13 RELATIONSHIP OF PARTIES
Nothing contained in these Terms and Conditions shall be construed as establishing or implying any partnership or joint venture between the parties and nothing in these Terms and Conditions shall be deemed to construe either of the parties as the agent of the other.
14 ASSIGNMENT AND SUB-CONTRACTING
The contract between the Customer and Company for the sale of Services shall not be assigned or transferred, nor the performance of any obligation sub-contracted, in either case by the Customer, without the prior written consent of the Company.
The failure by either party to enforce at any time or for any period any one or more of the Terms and Conditions herein shall not be a waiver of them or of the right at any time subsequently to enforce all Terms and Conditions of this Agreement.
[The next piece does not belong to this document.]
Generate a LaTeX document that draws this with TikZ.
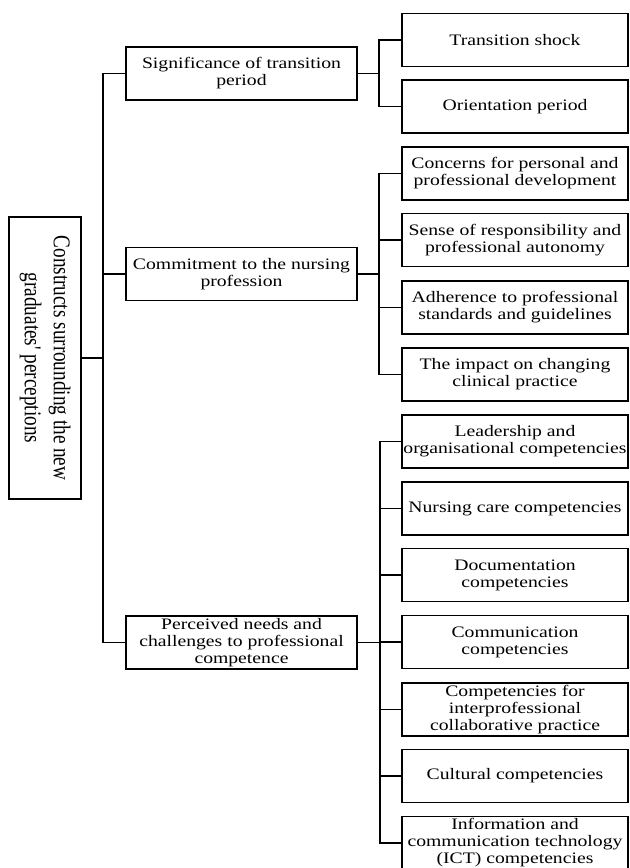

If any term or provision of these Terms and Conditions is held invalid, illegal or unenforceable for any reason by any court of competent jurisdiction such provision shall be severed and the remainder of the provisions hereof shall continue in full force and effect as if these Terms and Conditions had been agreed with the invalid, illegal or unenforceable provision eliminated.
17 GOVERNING LAW AND JURISDICTION
This Agreement shall be governed by and construed in accordance with the law of England and the parties hereby submit to the exclusive jurisdiction of the English courts.